Pengajian selesai. Farrukh berjalan menuju Rabi’ah dan menangis di belakangnya. Ia tidak sanggup mengabari anaknya tersebut bahwa ialah ayah biologisnya. Ialah ayah yang meninggalkan putranya ketika masih di dalam kandungan. Tak sedikitpun kasih sayang ia beri kepada anaknya. Berpuluh-puluh tahun tak pulang, ketika pulang ia mendapati anaknya sudah menjadi imam besar, ulama rujukan umat Islam.
Kemudian Rabi’ah pulang ke rumah. Baru saja ia memasuki rumah, ada seseorang yang mengetuk pintu. Setelah dibuka, ia mendapati seorang lelaki tua yang mengatakan ia adalah ayahnya. Sungguh ia tak percaya. Lelaki tua tadi menyuruh agar ibunya sendiri yang melihat dirinya. Ibunya keluar dan tentu kaget bukan kepalang melihat suaminya yang dikira oleh orang-orang sudah meninggal sekarang berada di hadapannya.
Farrukh meminta maaf kepada istrinya. Tanpa pikir panjang, ia tentu memaafkan sang suami. Rabi’ah langsung mencium tangannya. Inilah kali pertama ia mencium tangan ayah kandungnya.

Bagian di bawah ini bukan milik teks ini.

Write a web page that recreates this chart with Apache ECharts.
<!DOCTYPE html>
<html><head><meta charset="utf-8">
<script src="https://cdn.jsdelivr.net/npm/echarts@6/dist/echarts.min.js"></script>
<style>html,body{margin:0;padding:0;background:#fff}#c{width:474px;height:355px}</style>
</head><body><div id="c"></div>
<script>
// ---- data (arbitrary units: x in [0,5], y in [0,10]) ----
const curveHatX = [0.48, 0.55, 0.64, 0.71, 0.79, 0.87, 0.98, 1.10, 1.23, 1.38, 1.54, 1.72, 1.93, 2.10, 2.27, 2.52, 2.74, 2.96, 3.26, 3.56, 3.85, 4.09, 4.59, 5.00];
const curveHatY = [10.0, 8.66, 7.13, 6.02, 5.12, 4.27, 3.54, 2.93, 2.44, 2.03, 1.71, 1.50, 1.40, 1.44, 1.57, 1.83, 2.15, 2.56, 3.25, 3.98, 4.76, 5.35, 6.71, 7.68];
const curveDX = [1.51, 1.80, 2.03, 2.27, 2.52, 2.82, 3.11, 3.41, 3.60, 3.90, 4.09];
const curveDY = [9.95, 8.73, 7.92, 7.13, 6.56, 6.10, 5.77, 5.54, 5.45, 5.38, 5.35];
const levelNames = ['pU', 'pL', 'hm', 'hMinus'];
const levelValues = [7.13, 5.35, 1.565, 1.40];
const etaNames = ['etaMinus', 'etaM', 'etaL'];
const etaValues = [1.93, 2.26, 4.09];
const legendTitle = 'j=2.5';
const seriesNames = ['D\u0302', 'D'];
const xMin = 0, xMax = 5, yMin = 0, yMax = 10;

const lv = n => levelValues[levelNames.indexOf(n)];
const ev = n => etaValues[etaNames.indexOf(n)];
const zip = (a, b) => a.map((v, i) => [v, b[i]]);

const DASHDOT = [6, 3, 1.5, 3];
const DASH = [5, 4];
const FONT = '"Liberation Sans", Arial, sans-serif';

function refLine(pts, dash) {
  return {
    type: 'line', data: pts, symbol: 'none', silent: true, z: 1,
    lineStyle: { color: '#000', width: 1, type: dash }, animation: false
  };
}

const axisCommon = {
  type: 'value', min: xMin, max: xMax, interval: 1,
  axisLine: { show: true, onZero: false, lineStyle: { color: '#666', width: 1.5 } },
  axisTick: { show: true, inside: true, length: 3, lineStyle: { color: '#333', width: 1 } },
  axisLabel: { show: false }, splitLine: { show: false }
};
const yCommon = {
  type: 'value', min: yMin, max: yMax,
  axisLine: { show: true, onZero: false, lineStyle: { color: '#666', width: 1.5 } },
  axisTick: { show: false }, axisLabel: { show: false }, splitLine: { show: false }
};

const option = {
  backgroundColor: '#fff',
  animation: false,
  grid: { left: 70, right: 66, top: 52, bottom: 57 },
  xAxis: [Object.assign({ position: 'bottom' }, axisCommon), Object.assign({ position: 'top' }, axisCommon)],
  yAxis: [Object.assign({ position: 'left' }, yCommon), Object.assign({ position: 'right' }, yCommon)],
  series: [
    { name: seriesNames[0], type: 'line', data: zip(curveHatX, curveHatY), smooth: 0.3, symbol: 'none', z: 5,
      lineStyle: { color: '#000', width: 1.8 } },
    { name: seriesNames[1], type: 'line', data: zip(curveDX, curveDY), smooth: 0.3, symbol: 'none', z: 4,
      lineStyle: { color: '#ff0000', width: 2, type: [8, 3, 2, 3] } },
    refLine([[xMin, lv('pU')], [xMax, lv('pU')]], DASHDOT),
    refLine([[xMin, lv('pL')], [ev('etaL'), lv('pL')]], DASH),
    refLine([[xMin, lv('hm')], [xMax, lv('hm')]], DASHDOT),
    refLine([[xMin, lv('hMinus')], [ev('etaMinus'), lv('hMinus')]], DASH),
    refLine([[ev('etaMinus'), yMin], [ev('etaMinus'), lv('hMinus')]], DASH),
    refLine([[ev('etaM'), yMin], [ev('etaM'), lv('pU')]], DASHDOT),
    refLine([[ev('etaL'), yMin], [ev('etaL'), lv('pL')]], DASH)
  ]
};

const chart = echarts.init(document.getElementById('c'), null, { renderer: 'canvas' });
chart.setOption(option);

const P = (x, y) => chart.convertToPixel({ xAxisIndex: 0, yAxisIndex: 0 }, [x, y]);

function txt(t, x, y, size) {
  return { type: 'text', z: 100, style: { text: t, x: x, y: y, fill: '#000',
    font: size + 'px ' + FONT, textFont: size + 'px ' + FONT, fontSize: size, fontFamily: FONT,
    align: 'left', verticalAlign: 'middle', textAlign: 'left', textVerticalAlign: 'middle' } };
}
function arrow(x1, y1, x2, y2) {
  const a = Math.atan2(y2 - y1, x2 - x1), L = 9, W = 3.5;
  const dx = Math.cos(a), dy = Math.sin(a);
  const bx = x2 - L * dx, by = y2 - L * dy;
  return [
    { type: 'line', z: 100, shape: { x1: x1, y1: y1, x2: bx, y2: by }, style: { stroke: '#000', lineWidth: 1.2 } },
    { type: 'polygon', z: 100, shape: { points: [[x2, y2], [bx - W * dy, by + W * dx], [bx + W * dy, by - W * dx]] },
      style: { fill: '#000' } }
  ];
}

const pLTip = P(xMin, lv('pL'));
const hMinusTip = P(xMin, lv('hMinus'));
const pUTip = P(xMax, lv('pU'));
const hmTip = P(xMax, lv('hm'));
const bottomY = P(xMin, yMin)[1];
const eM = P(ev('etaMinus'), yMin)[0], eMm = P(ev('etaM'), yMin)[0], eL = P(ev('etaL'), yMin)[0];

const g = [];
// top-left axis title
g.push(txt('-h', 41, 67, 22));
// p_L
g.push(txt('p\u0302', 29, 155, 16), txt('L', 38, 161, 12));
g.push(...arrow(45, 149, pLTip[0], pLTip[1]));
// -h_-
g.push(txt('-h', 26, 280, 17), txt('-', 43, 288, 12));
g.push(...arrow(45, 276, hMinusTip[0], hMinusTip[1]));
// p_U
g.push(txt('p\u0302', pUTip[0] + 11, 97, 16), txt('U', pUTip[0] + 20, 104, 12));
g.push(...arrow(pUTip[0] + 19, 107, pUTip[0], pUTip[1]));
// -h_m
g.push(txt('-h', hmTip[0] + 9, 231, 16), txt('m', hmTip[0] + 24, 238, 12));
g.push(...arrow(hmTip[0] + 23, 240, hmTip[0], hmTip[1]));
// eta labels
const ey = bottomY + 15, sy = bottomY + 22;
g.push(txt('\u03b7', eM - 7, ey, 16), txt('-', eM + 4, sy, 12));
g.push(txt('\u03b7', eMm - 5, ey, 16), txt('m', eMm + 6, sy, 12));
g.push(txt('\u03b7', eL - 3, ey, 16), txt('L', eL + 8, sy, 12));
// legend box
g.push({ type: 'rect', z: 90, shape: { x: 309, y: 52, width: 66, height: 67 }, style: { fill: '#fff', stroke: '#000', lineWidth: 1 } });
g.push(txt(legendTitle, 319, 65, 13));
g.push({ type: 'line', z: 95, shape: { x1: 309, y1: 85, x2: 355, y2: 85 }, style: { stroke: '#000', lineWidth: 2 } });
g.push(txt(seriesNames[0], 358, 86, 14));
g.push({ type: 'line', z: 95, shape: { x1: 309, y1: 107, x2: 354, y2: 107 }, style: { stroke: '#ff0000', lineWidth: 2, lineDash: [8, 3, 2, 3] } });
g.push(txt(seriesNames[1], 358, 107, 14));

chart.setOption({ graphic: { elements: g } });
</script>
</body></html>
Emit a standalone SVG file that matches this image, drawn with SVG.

Ibu dari Rabiah Ar-Ra’yi, istri dari Farrukh, ialah pahlawan sebenarnya dalam cerita ini walaupun dalam sejarah tidak ditemukan siapakah nama aslinya. Tetapi ialah ibu, seorang single mom yang mengobarkan semua hal demi anak semata wayang yang kini menjadi ulama besar Islam. Ialah wanita yang mempunyai tingkat kesabaran tinggi, memaafkan suaminya setelah hilang tak ada kabar berpuluh-puluh tahun.